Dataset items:
+ + +
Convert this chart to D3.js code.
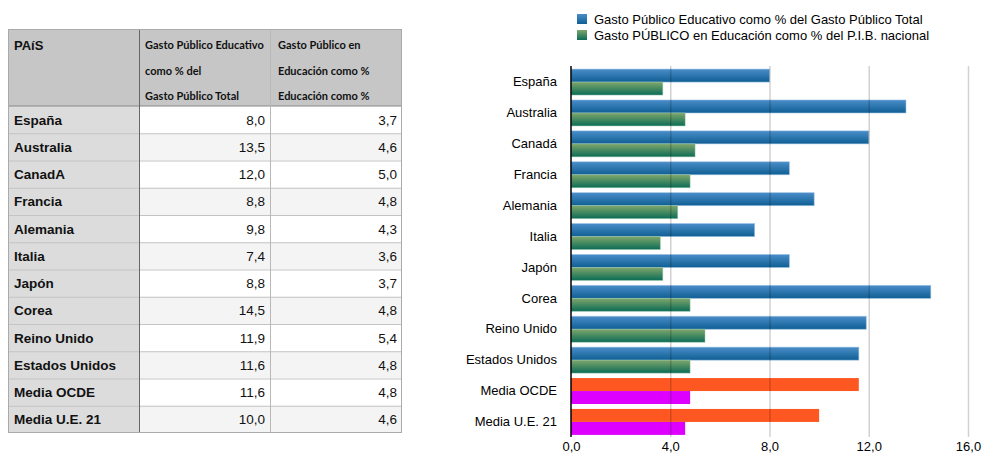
<!DOCTYPE html>
<html>
<head>
<meta charset="utf-8">
<script src="https://cdn.jsdelivr.net/npm/d3@7"></script>
<style>
  body { margin: 0; background: #fff; }
  svg text { font-family: "Liberation Sans", Arial, sans-serif; }
  .hdr { font-family: Lato, "Liberation Sans", sans-serif !important; font-weight: bold; font-size: 11px; }
</style>
</head>
<body>
<svg id="chart" width="1001" height="455"></svg>
<script>
// data
const paises = ["España", "Australia", "Canadá", "Francia", "Alemania", "Italia",
  "Japón", "Corea", "Reino Unido", "Estados Unidos", "Media OCDE", "Media U.E. 21"];
const gastoTotal = [8.0, 13.5, 12.0, 8.8, 9.8, 7.4, 8.8, 14.5, 11.9, 11.6, 11.6, 10.0];
const gastoPIB = [3.7, 4.6, 5.0, 4.8, 4.3, 3.6, 3.7, 4.8, 5.4, 4.8, 4.8, 4.6];
const medias = ["Media OCDE", "Media U.E. 21"];
const xTicks = [0, 4, 8, 12, 16];
const serieNombres = ["Gasto Público Educativo como % del Gasto Público Total",
  "Gasto PÚBLICO en Educación como % del P.I.B. nacional"];
const cabeceras = [["PAíS"],
  ["Gasto Público Educativo", "como % del", "Gasto Público Total"],
  ["Gasto Público en", "Educación como %", "Educación como %"]];

const fmt = v => v.toFixed(1).replace(".", ",");
const svg = d3.select("#chart");

// ---------- table ----------
const cols = [8, 139, 270, 402];
const tRow = d3.scaleBand().domain(d3.range(paises.length)).range([106, 433]);
const tab = svg.append("g");

tab.append("rect").attr("x", cols[0]).attr("y", 29).attr("width", cols[3] - cols[0]).attr("height", 77)
  .attr("fill", "#c6c6c6");
tab.append("rect").attr("x", cols[0]).attr("y", 106).attr("width", cols[1] - cols[0]).attr("height", 327)
  .attr("fill", "#dcdcdc");
tab.selectAll(".fila").data(paises).join("rect")
  .attr("x", cols[1]).attr("y", (d, i) => tRow(i))
  .attr("width", cols[3] - cols[1]).attr("height", tRow.bandwidth())
  .attr("fill", (d, i) => i % 2 ? "#f4f4f4" : "#fff");

// grid lines
tab.selectAll(".hl").data(d3.range(1, paises.length)).join("line")
  .attr("x1", cols[0]).attr("x2", cols[3])
  .attr("y1", i => tRow(i) + 0.5).attr("y2", i => tRow(i) + 0.5)
  .attr("stroke", "#c4c4c4");
tab.append("line").attr("x1", cols[0]).attr("x2", cols[3]).attr("y1", 106).attr("y2", 106)
  .attr("stroke", "#888");
tab.append("line").attr("x1", cols[2] + 0.5).attr("x2", cols[2] + 0.5).attr("y1", 29).attr("y2", 433)
  .attr("stroke", "#b8b8b8");
tab.append("line").attr("x1", cols[1] + 0.5).attr("x2", cols[1] + 0.5).attr("y1", 29).attr("y2", 433)
  .attr("stroke", "#666");
tab.append("rect").attr("x", cols[0] + 0.5).attr("y", 29.5).attr("width", cols[3] - cols[0] - 1).attr("height", 403)
  .attr("fill", "none").attr("stroke", "#aaa");

// header text
tab.append("text").attr("x", 14).attr("y", 50).attr("font-weight", "bold").attr("font-size", 13)
  .attr("fill", "#111").text(cabeceras[0][0]);
[1, 2].forEach(c => {
  cabeceras[c].forEach((l, j) => {
    tab.append("text").attr("class", "hdr").attr("x", cols[c] + (c === 1 ? 6 : 8))
      .attr("y", 49 + j * 25.5).attr("fill", "#111").text(l);
  });
});

// rows (the source table shows "CanadA")
const filas = tab.selectAll(".tr").data(paises).join("g")
  .attr("transform", (d, i) => `translate(0,${tRow(i) + tRow.bandwidth() / 2 + 5})`);
filas.append("text").attr("x", 14).attr("font-weight", "bold").attr("font-size", 13.5).attr("fill", "#111")
  .text(d => d === "Canadá" ? "CanadA" : d);
filas.append("text").attr("x", 265).attr("text-anchor", "end").attr("font-size", 13.5).attr("fill", "#111")
  .text((d, i) => fmt(gastoTotal[i]));
filas.append("text").attr("x", 397).attr("text-anchor", "end").attr("font-size", 13.5).attr("fill", "#111")
  .text((d, i) => fmt(gastoPIB[i]));

// ---------- bar chart ----------
const x = d3.scaleLinear().domain([0, 16]).range([571, 968]);
const y = d3.scaleBand().domain(paises).range([66, 438]).paddingInner(0.16).paddingOuter(0.1);
const ySub = d3.scaleBand().domain([0, 1]).range([0, y.bandwidth()]);

const defs = svg.append("defs");
const grad = (id, c1, c2) => {
  const g = defs.append("linearGradient").attr("id", id).attr("x1", 0).attr("x2", 0).attr("y1", 0).attr("y2", 1);
  g.append("stop").attr("offset", 0).attr("stop-color", c1);
  g.append("stop").attr("offset", 1).attr("stop-color", c2);
};
grad("gAzul", "#4a8dc9", "#0f5f93");
grad("gVerde", "#7fa66c", "#0b6c56");

const relleno = (d, s) => medias.includes(d) ? (s === 0 ? "#ff5722" : "#dd00ff") : (s === 0 ? "url(#gAzul)" : "url(#gVerde)");
const series = [gastoTotal, gastoPIB];

const barras = svg.append("g");
series.forEach((vals, s) => {
  barras.selectAll(".b" + s).data(paises).join("rect")
    .attr("x", x(0))
    .attr("y", d => y(d) + ySub(s))
    .attr("width", (d, i) => x(vals[i]) - x(0))
    .attr("height", ySub.bandwidth())
    .attr("fill", d => relleno(d, s))
    .attr("stroke", d => medias.includes(d) ? "none" : (s === 0 ? "rgba(150,190,225,0.7)" : "rgba(150,200,170,0.6)"))
    .attr("stroke-width", 0.8);
});

// grid lines (over the bars, semi transparent)
svg.append("g").selectAll("line").data(xTicks.slice(1)).join("line")
  .attr("x1", d => x(d) + 0.5).attr("x2", d => x(d) + 0.5)
  .attr("y1", 66).attr("y2", 437)
  .attr("stroke", "rgba(0,0,0,0.18)").attr("stroke-width", 1.5);
svg.append("line").attr("x1", x(0)).attr("x2", x(0)).attr("y1", 66).attr("y2", 437)
  .attr("stroke", "#000").attr("stroke-width", 1.5);

// axis labels
const xAxis = d3.axisBottom(x).tickValues(xTicks).tickSize(0).tickPadding(0).tickFormat(fmt);
const ax = svg.append("g").attr("transform", "translate(0,442)").call(xAxis);
ax.select(".domain").remove();
ax.selectAll("text").attr("font-size", 13).attr("fill", "#000")
  .attr("font-family", "Liberation Sans, Arial, sans-serif");

const yAxis = d3.axisLeft(y).tickSize(0).tickPadding(0);
const ay = svg.append("g").attr("transform", "translate(557,0)").call(yAxis);
ay.select(".domain").remove();
ay.selectAll("text").attr("font-size", 13).attr("fill", "#000")
  .attr("font-family", "Liberation Sans, Arial, sans-serif");

// legend
const leyenda = svg.append("g").selectAll("g").data(serieNombres).join("g")
  .attr("transform", (d, i) => `translate(577,${14 + i * 16})`);
leyenda.append("rect").attr("width", 10).attr("height", 10)
  .attr("fill", (d, i) => i === 0 ? "url(#gAzul)" : "url(#gVerde)");
leyenda.append("text").attr("x", 17).attr("y", 10).attr("font-size", 13).attr("fill", "#000").text(d => d);
</script>
</body>
</html>
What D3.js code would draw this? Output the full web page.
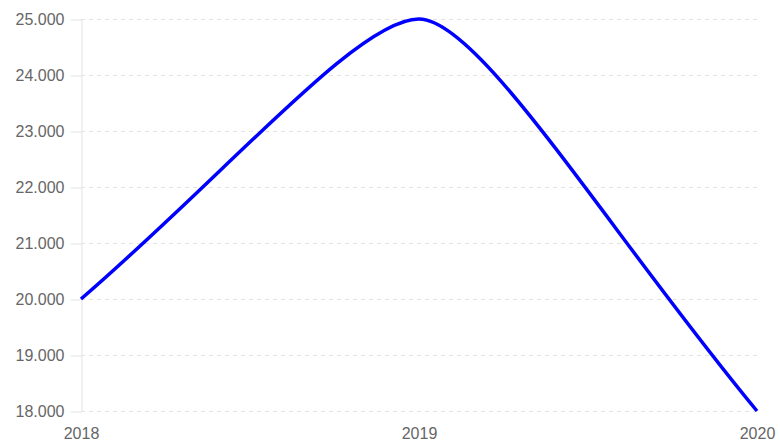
+ + +
◆ Exercise directions:
A faithful copy of the records above is needed, with the pictures left out.

◆ Full solution:
Convert this chart to D3.js code.
<!DOCTYPE html>
<html>
<head>
<meta charset="utf-8">
<script src="https://cdn.jsdelivr.net/npm/d3@7"></script>
<style>
  body { margin: 0; background: #fff; }
  svg text { font-family: "Liberation Sans", Arial, sans-serif; }
  .hdr { font-family: Lato, "Liberation Sans", sans-serif !important; font-weight: bold; font-size: 11px; }
</style>
</head>
<body>
<svg id="chart" width="1001" height="455"></svg>
<script>
// data
const paises = ["España", "Australia", "Canadá", "Francia", "Alemania", "Italia",
  "Japón", "Corea", "Reino Unido", "Estados Unidos", "Media OCDE", "Media U.E. 21"];
const gastoTotal = [8.0, 13.5, 12.0, 8.8, 9.8, 7.4, 8.8, 14.5, 11.9, 11.6, 11.6, 10.0];
const gastoPIB = [3.7, 4.6, 5.0, 4.8, 4.3, 3.6, 3.7, 4.8, 5.4, 4.8, 4.8, 4.6];
const medias = ["Media OCDE", "Media U.E. 21"];
const xTicks = [0, 4, 8, 12, 16];
const serieNombres = ["Gasto Público Educativo como % del Gasto Público Total",
  "Gasto PÚBLICO en Educación como % del P.I.B. nacional"];
const cabeceras = [["PAíS"],
  ["Gasto Público Educativo", "como % del", "Gasto Público Total"],
  ["Gasto Público en", "Educación como %", "Educación como %"]];

const fmt = v => v.toFixed(1).replace(".", ",");
const svg = d3.select("#chart");

// ---------- table ----------
const cols = [8, 139, 270, 402];
const tRow = d3.scaleBand().domain(d3.range(paises.length)).range([106, 433]);
const tab = svg.append("g");

tab.append("rect").attr("x", cols[0]).attr("y", 29).attr("width", cols[3] - cols[0]).attr("height", 77)
  .attr("fill", "#c6c6c6");
tab.append("rect").attr("x", cols[0]).attr("y", 106).attr("width", cols[1] - cols[0]).attr("height", 327)
  .attr("fill", "#dcdcdc");
tab.selectAll(".fila").data(paises).join("rect")
  .attr("x", cols[1]).attr("y", (d, i) => tRow(i))
  .attr("width", cols[3] - cols[1]).attr("height", tRow.bandwidth())
  .attr("fill", (d, i) => i % 2 ? "#f4f4f4" : "#fff");

// grid lines
tab.selectAll(".hl").data(d3.range(1, paises.length)).join("line")
  .attr("x1", cols[0]).attr("x2", cols[3])
  .attr("y1", i => tRow(i) + 0.5).attr("y2", i => tRow(i) + 0.5)
  .attr("stroke", "#c4c4c4");
tab.append("line").attr("x1", cols[0]).attr("x2", cols[3]).attr("y1", 106).attr("y2", 106)
  .attr("stroke", "#888");
tab.append("line").attr("x1", cols[2] + 0.5).attr("x2", cols[2] + 0.5).attr("y1", 29).attr("y2", 433)
  .attr("stroke", "#b8b8b8");
tab.append("line").attr("x1", cols[1] + 0.5).attr("x2", cols[1] + 0.5).attr("y1", 29).attr("y2", 433)
  .attr("stroke", "#666");
tab.append("rect").attr("x", cols[0] + 0.5).attr("y", 29.5).attr("width", cols[3] - cols[0] - 1).attr("height", 403)
  .attr("fill", "none").attr("stroke", "#aaa");

// header text
tab.append("text").attr("x", 14).attr("y", 50).attr("font-weight", "bold").attr("font-size", 13)
  .attr("fill", "#111").text(cabeceras[0][0]);
[1, 2].forEach(c => {
  cabeceras[c].forEach((l, j) => {
    tab.append("text").attr("class", "hdr").attr("x", cols[c] + (c === 1 ? 6 : 8))
      .attr("y", 49 + j * 25.5).attr("fill", "#111").text(l);
  });
});

// rows (the source table shows "CanadA")
const filas = tab.selectAll(".tr").data(paises).join("g")
  .attr("transform", (d, i) => `translate(0,${tRow(i) + tRow.bandwidth() / 2 + 5})`);
filas.append("text").attr("x", 14).attr("font-weight", "bold").attr("font-size", 13.5).attr("fill", "#111")
  .text(d => d === "Canadá" ? "CanadA" : d);
filas.append("text").attr("x", 265).attr("text-anchor", "end").attr("font-size", 13.5).attr("fill", "#111")
  .text((d, i) => fmt(gastoTotal[i]));
filas.append("text").attr("x", 397).attr("text-anchor", "end").attr("font-size", 13.5).attr("fill", "#111")
  .text((d, i) => fmt(gastoPIB[i]));

// ---------- bar chart ----------
const x = d3.scaleLinear().domain([0, 16]).range([571, 968]);
const y = d3.scaleBand().domain(paises).range([66, 438]).paddingInner(0.16).paddingOuter(0.1);
const ySub = d3.scaleBand().domain([0, 1]).range([0, y.bandwidth()]);

const defs = svg.append("defs");
const grad = (id, c1, c2) => {
  const g = defs.append("linearGradient").attr("id", id).attr("x1", 0).attr("x2", 0).attr("y1", 0).attr("y2", 1);
  g.append("stop").attr("offset", 0).attr("stop-color", c1);
  g.append("stop").attr("offset", 1).attr("stop-color", c2);
};
grad("gAzul", "#4a8dc9", "#0f5f93");
grad("gVerde", "#7fa66c", "#0b6c56");

const relleno = (d, s) => medias.includes(d) ? (s === 0 ? "#ff5722" : "#dd00ff") : (s === 0 ? "url(#gAzul)" : "url(#gVerde)");
const series = [gastoTotal, gastoPIB];

const barras = svg.append("g");
series.forEach((vals, s) => {
  barras.selectAll(".b" + s).data(paises).join("rect")
    .attr("x", x(0))
    .attr("y", d => y(d) + ySub(s))
    .attr("width", (d, i) => x(vals[i]) - x(0))
    .attr("height", ySub.bandwidth())
    .attr("fill", d => relleno(d, s))
    .attr("stroke", d => medias.includes(d) ? "none" : (s === 0 ? "rgba(150,190,225,0.7)" : "rgba(150,200,170,0.6)"))
    .attr("stroke-width", 0.8);
});

// grid lines (over the bars, semi transparent)
svg.append("g").selectAll("line").data(xTicks.slice(1)).join("line")
  .attr("x1", d => x(d) + 0.5).attr("x2", d => x(d) + 0.5)
  .attr("y1", 66).attr("y2", 437)
  .attr("stroke", "rgba(0,0,0,0.18)").attr("stroke-width", 1.5);
svg.append("line").attr("x1", x(0)).attr("x2", x(0)).attr("y1", 66).attr("y2", 437)
  .attr("stroke", "#000").attr("stroke-width", 1.5);

// axis labels
const xAxis = d3.axisBottom(x).tickValues(xTicks).tickSize(0).tickPadding(0).tickFormat(fmt);
const ax = svg.append("g").attr("transform", "translate(0,442)").call(xAxis);
ax.select(".domain").remove();
ax.selectAll("text").attr("font-size", 13).attr("fill", "#000")
  .attr("font-family", "Liberation Sans, Arial, sans-serif");

const yAxis = d3.axisLeft(y).tickSize(0).tickPadding(0);
const ay = svg.append("g").attr("transform", "translate(557,0)").call(yAxis);
ay.select(".domain").remove();
ay.selectAll("text").attr("font-size", 13).attr("fill", "#000")
  .attr("font-family", "Liberation Sans, Arial, sans-serif");

// legend
const leyenda = svg.append("g").selectAll("g").data(serieNombres).join("g")
  .attr("transform", (d, i) => `translate(577,${14 + i * 16})`);
leyenda.append("rect").attr("width", 10).attr("height", 10)
  .attr("fill", (d, i) => i === 0 ? "url(#gAzul)" : "url(#gVerde)");
leyenda.append("text").attr("x", 17).attr("y", 10).attr("font-size", 13).attr("fill", "#000").text(d => d);
</script>
</body>
</html>
What D3.js code would draw this? Output the full web page.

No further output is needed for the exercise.